In May last year, Google announced it would grant individuals the right to remove certain information about themselves from Google's search database. The move was a controversial one, with many people voicing their concerns about giving criminals the ability to effectively hide their misdeeds from the public. Of course, removing content from Google doesn't remove a person's history from public record, only from Google search, but given the majority of internet search queries still pass through Google's circuits, such removal creates a significant blind spot for people investigating a person's history.
Now, more than a year removed from the announcement, Google has released figures on exactly how many "right to be forgotten" requests it's received, along with an outline of the nature of such requests.
Google's decision to allow "right to be forgotten" requests was the result of a case brought before the European Union - a Spanish man found himself in financial difficulty in the late nineties and was forced to sell his assets in order to pay back debts owed to the state. Many years later, the details of his case were still showing up in Google when people searched for his name, hurting his professional standing, so the man, after initially having his case rejected by a Spanish court, appealed to the European Union Court of Justice, who ruled in his favour and called upon Google to help facilitate such suppression requests in exceptional circumstances.
At the time of the ruling, Google released a list of applications they'd already received, including:
· A doctor who wanted poor reviews removed
· A convicted pedophile who wanted mentions of his conviction erased
· An actor who wanted reports of an affair with a teenager removed
These raised further queries - should these people have the right to have such results removed from Google's records, thus making them harder for people to find?
The figures on "right to be forgotten" requests, obtained by The Guardian, show that more than 95% of such queries have come from members of the public.
- A woman whose name appeared in prominent news articles after her husband died
- A woman seeking removal of her home address
- A person who'd contracted HIV a decade ago
Such cases underline that there is a clear purpose and benefit to the Google policy, it's doubtful anyone would argue against these people's right to be forgotten, at least in a Google search sense. In terms of crime and misconduct, only 454 applications that were filed under "serious crime" were granted via Google's submission process.

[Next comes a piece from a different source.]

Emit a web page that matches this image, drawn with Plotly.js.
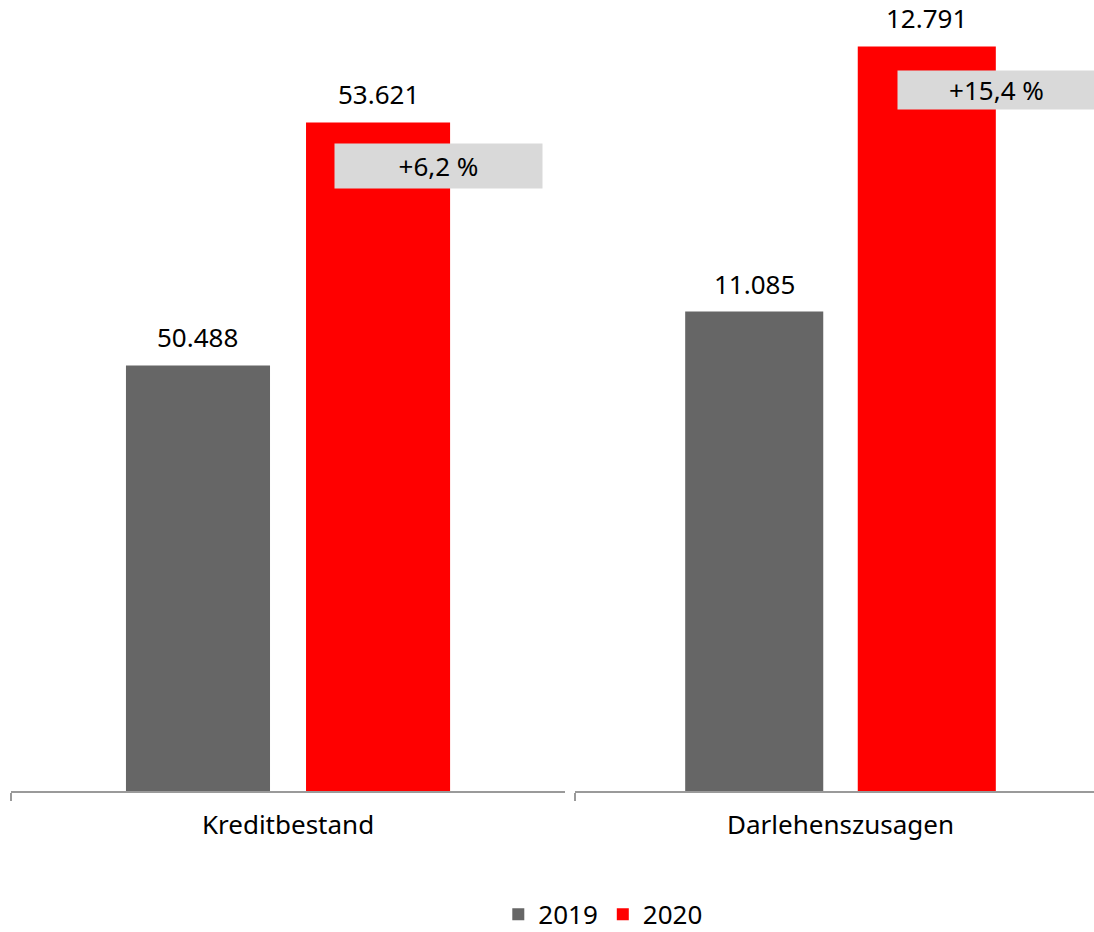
<!DOCTYPE html>
<html>
<head>
<meta charset="utf-8">
<script src="https://cdn.plot.ly/plotly-3.0.1.min.js"></script>
<style>html,body{margin:0;padding:0;background:#fff;}#chart{width:1094px;height:932px;}</style>
</head>
<body>
<div id="chart"></div>
<script>
// ---- data ----
const categories = ["Kreditbestand", "Darlehenszusagen"];
const years = ["2019", "2020"];
const values2019 = [50.488, 11.085];
const values2020 = [53.621, 12.791];
const changeLabels = ["+6,2 %", "+15,4 %"];

// ---- style ----
const FONT = "Noto Sans, Open Sans, DejaVu Sans, sans-serif";
const FS = 26;
const COLORS = ["#666666", "#ff0000"];
const BARGAP = 0.35;
const AXIS_COL = "#9a9a9a";

const series = [values2019, values2020];
const axes = [["x", "y"], ["x2", "y2"]];

const traces = [];
categories.forEach((cat, ci) => {
  years.forEach((yr, yi) => {
    traces.push({
      type: "bar",
      name: yr,
      x: [cat],
      y: [series[yi][ci]],
      xaxis: axes[ci][0],
      yaxis: axes[ci][1],
      marker: {color: COLORS[yi]},
      legendgroup: yr,
      showlegend: ci === 0,
      hoverinfo: "skip"
    });
  });
});

const annotations = [];
categories.forEach((cat, ci) => {
  years.forEach((yr, yi) => {
    const off = (1 - BARGAP) / 4 * (yi === 0 ? -1 : 1);
    annotations.push({
      xref: axes[ci][0], yref: axes[ci][1],
      x: off, y: series[yi][ci],
      text: series[yi][ci].toFixed(3),
      showarrow: false, yanchor: "bottom", yshift: 8,
      font: {family: FONT, size: FS, color: "#000"}
    });
  });
});
// change boxes
const boxPos = [
  {x: 0.4008, y: 0.790, w: 207, h: 44},
  {x: 0.9109, y: 0.8862, w: 197, h: 38}
];
changeLabels.forEach((t, i) => {
  annotations.push({
    xref: "paper", yref: "paper", x: boxPos[i].x, y: boxPos[i].y,
    xanchor: "center", yanchor: "middle",
    text: t, showarrow: false, bgcolor: "#d9d9d9",
    width: boxPos[i].w, height: boxPos[i].h, borderpad: 0,
    font: {family: FONT, size: FS, color: "#000"}
  });
});

const xBase = {
  type: "category", showline: true, linecolor: AXIS_COL, linewidth: 1.5,
  ticks: "outside", tickson: "boundaries", ticklen: 8, tickwidth: 1.5, tickcolor: AXIS_COL,
  ticklabelstandoff: 10,
  tickfont: {family: FONT, size: FS, color: "#000"},
  showgrid: false, zeroline: false, fixedrange: true, automargin: false
};

const layout = {
  width: 1094, height: 932,
  margin: {l: 0, r: 0, t: 0, b: 141, autoexpand: false},
  paper_bgcolor: "#fff", plot_bgcolor: "#fff",
  font: {family: FONT, size: FS, color: "#000"},
  barmode: "group", bargap: BARGAP, bargroupgap: 0.2,
  xaxis: Object.assign({}, xBase, {domain: [0.01005, 0.5165], anchor: "y", range: [-0.5, 0.5]}),
  xaxis2: Object.assign({}, xBase, {domain: [0.5256, 1], anchor: "y2", range: [-0.5, 0.4774]}),
  yaxis: {range: [45, 55.2], visible: false, showgrid: false, zeroline: false},
  yaxis2: {range: [8, 13.09], visible: false, showgrid: false, zeroline: false, anchor: "x2"},
  showlegend: true,
  legend: {
    orientation: "h", x: 0.551, xanchor: "center", yref: "container", y: 0.019, yanchor: "middle",
    font: {family: FONT, size: FS, color: "#000"}, itemwidth: 30, traceorder: "normal",
    bgcolor: "rgba(0,0,0,0)"
  },
  annotations: annotations
};

Plotly.newPlot("chart", traces, layout, {displayModeBar: false, staticPlot: true});
</script>
</body>
</html>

The findings show that the Google system is working as intended, and doesn't appear to be allowing people to hide less than savory histories from public view, necessarily. In this sense, it does seem that there is a distinct value to the right to be forgotten, and while there are still flaws with the system (as noted, you can still conduct searches via something like Twitter or Facebook and find relevant results, it only removes them from Google), the examples shown support the EU's original decision, to some degree.
Data and data privacy is a major issue, and one which is only going to get bigger and more complex as time goes on. Google's "right to be forgotten" is one of the most prominent examples of laws catering specifically for privacy rights in the digital realm, and no doubt only the first of many such changes we'll see come into effect to help cover digital security and data breaches. While it's not perfect, these results show that the digital breadcrumbs we leave online can have lasting impacts, and there may be good reason for such reports to be removed for the greater good.
As the implications of our online activities extend further into the "real world", crossover policies like this are likely to become an essential piece of the overall privacy puzzle.